Please write the listing below out again exactly, leaving every picture behind.

....

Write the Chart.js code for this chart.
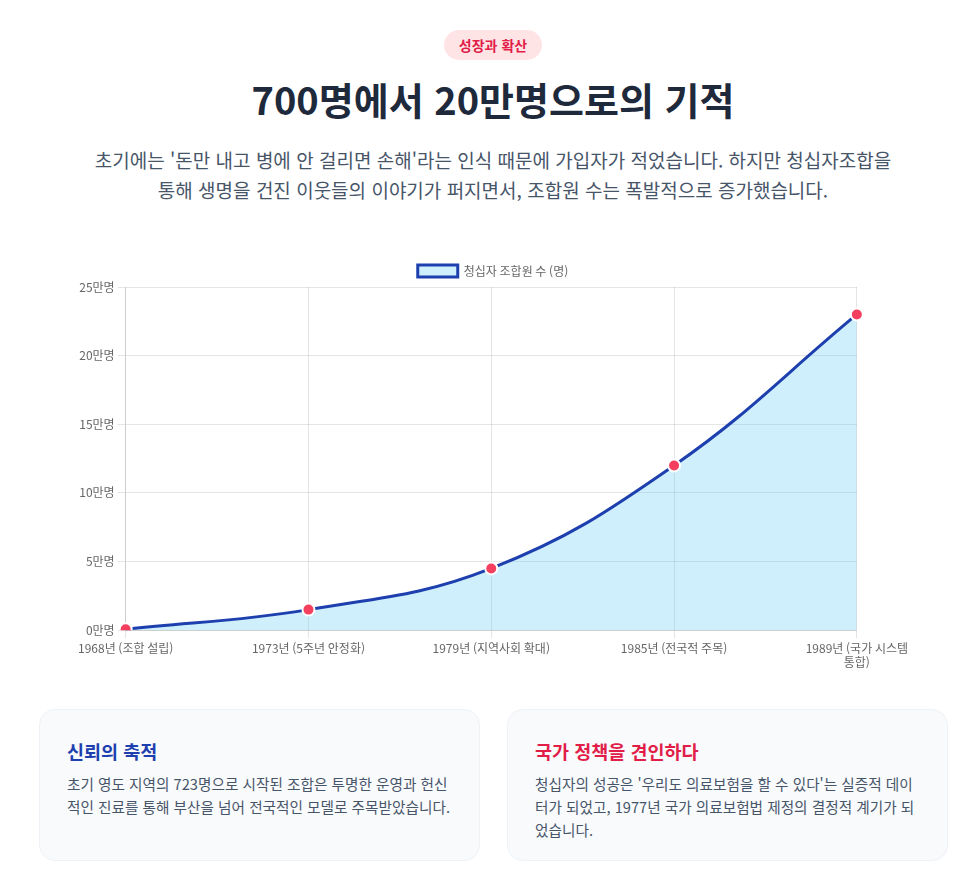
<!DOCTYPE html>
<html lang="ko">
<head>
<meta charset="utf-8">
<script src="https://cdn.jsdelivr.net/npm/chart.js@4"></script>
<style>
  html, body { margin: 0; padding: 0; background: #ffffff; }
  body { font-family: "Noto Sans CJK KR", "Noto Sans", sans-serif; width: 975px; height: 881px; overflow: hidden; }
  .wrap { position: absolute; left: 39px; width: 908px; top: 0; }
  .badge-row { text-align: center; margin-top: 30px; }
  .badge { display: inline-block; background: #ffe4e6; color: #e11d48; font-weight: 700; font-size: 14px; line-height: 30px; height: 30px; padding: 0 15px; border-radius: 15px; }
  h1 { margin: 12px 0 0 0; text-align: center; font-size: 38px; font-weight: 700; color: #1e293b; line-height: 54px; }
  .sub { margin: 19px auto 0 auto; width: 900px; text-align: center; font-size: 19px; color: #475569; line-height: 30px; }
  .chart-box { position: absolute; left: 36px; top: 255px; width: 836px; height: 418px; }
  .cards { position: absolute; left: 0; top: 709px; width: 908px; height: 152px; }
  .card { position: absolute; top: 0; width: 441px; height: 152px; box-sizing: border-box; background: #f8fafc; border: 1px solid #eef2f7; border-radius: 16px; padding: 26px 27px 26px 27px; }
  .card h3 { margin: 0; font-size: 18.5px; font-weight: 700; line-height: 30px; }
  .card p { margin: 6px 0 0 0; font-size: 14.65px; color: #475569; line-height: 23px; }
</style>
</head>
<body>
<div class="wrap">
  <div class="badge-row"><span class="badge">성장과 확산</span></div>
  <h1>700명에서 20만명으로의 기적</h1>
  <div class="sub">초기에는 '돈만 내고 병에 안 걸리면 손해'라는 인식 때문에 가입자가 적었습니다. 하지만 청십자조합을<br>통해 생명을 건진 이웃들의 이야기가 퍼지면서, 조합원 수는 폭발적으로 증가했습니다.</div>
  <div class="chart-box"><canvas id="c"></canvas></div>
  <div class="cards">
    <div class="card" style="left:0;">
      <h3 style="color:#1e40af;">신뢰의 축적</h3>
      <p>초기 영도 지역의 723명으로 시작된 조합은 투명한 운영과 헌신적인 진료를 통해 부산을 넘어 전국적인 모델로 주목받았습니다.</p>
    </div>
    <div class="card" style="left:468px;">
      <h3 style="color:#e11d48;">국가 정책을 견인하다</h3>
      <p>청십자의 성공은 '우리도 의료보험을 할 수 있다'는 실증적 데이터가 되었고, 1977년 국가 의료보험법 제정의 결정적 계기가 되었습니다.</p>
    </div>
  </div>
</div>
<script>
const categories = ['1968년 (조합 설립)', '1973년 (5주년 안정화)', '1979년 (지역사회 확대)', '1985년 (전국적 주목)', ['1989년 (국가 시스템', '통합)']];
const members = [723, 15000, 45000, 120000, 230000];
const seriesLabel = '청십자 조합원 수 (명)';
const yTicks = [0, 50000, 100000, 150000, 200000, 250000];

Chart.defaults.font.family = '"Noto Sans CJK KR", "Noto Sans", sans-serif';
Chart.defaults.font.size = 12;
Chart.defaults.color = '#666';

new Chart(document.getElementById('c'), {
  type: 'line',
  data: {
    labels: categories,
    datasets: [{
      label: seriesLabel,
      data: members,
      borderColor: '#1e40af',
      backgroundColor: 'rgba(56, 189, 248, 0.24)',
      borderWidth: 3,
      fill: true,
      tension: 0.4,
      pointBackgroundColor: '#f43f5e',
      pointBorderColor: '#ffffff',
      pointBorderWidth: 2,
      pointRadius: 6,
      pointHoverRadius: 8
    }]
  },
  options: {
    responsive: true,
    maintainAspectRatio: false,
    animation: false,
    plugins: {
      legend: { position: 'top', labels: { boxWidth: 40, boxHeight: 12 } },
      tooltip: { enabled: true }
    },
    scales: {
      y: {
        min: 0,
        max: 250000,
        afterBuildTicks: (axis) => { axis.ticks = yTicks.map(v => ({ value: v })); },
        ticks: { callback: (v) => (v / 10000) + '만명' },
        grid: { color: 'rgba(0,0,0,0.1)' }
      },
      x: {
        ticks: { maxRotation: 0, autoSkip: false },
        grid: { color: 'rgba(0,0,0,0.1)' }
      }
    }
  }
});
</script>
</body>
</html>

....

#### Answer to the task
Write the Chart.js code for this chart.
<!DOCTYPE html>
<html lang="ko">
<head>
<meta charset="utf-8">
<script src="https://cdn.jsdelivr.net/npm/chart.js@4"></script>
<style>
  html, body { margin: 0; padding: 0; background: #ffffff; }
  body { font-family: "Noto Sans CJK KR", "Noto Sans", sans-serif; width: 975px; height: 881px; overflow: hidden; }
  .wrap { position: absolute; left: 39px; width: 908px; top: 0; }
  .badge-row { text-align: center; margin-top: 30px; }
  .badge { display: inline-block; background: #ffe4e6; color: #e11d48; font-weight: 700; font-size: 14px; line-height: 30px; height: 30px; padding: 0 15px; border-radius: 15px; }
  h1 { margin: 12px 0 0 0; text-align: center; font-size: 38px; font-weight: 700; color: #1e293b; line-height: 54px; }
  .sub { margin: 19px auto 0 auto; width: 900px; text-align: center; font-size: 19px; color: #475569; line-height: 30px; }
  .chart-box { position: absolute; left: 36px; top: 255px; width: 836px; height: 418px; }
  .cards { position: absolute; left: 0; top: 709px; width: 908px; height: 152px; }
  .card { position: absolute; top: 0; width: 441px; height: 152px; box-sizing: border-box; background: #f8fafc; border: 1px solid #eef2f7; border-radius: 16px; padding: 26px 27px 26px 27px; }
  .card h3 { margin: 0; font-size: 18.5px; font-weight: 700; line-height: 30px; }
  .card p { margin: 6px 0 0 0; font-size: 14.65px; color: #475569; line-height: 23px; }
</style>
</head>
<body>
<div class="wrap">
  <div class="badge-row"><span class="badge">성장과 확산</span></div>
  <h1>700명에서 20만명으로의 기적</h1>
  <div class="sub">초기에는 '돈만 내고 병에 안 걸리면 손해'라는 인식 때문에 가입자가 적었습니다. 하지만 청십자조합을<br>통해 생명을 건진 이웃들의 이야기가 퍼지면서, 조합원 수는 폭발적으로 증가했습니다.</div>
  <div class="chart-box"><canvas id="c"></canvas></div>
  <div class="cards">
    <div class="card" style="left:0;">
      <h3 style="color:#1e40af;">신뢰의 축적</h3>
      <p>초기 영도 지역의 723명으로 시작된 조합은 투명한 운영과 헌신적인 진료를 통해 부산을 넘어 전국적인 모델로 주목받았습니다.</p>
    </div>
    <div class="card" style="left:468px;">
      <h3 style="color:#e11d48;">국가 정책을 견인하다</h3>
      <p>청십자의 성공은 '우리도 의료보험을 할 수 있다'는 실증적 데이터가 되었고, 1977년 국가 의료보험법 제정의 결정적 계기가 되었습니다.</p>
    </div>
  </div>
</div>
<script>
const categories = ['1968년 (조합 설립)', '1973년 (5주년 안정화)', '1979년 (지역사회 확대)', '1985년 (전국적 주목)', ['1989년 (국가 시스템', '통합)']];
const members = [723, 15000, 45000, 120000, 230000];
const seriesLabel = '청십자 조합원 수 (명)';
const yTicks = [0, 50000, 100000, 150000, 200000, 250000];

Chart.defaults.font.family = '"Noto Sans CJK KR", "Noto Sans", sans-serif';
Chart.defaults.font.size = 12;
Chart.defaults.color = '#666';

new Chart(document.getElementById('c'), {
  type: 'line',
  data: {
    labels: categories,
    datasets: [{
      label: seriesLabel,
      data: members,
      borderColor: '#1e40af',
      backgroundColor: 'rgba(56, 189, 248, 0.24)',
      borderWidth: 3,
      fill: true,
      tension: 0.4,
      pointBackgroundColor: '#f43f5e',
      pointBorderColor: '#ffffff',
      pointBorderWidth: 2,
      pointRadius: 6,
      pointHoverRadius: 8
    }]
  },
  options: {
    responsive: true,
    maintainAspectRatio: false,
    animation: false,
    plugins: {
      legend: { position: 'top', labels: { boxWidth: 40, boxHeight: 12 } },
      tooltip: { enabled: true }
    },
    scales: {
      y: {
        min: 0,
        max: 250000,
        afterBuildTicks: (axis) => { axis.ticks = yTicks.map(v => ({ value: v })); },
        ticks: { callback: (v) => (v / 10000) + '만명' },
        grid: { color: 'rgba(0,0,0,0.1)' }
      },
      x: {
        ticks: { maxRotation: 0, autoSkip: false },
        grid: { color: 'rgba(0,0,0,0.1)' }
      }
    }
  }
});
</script>
</body>
</html>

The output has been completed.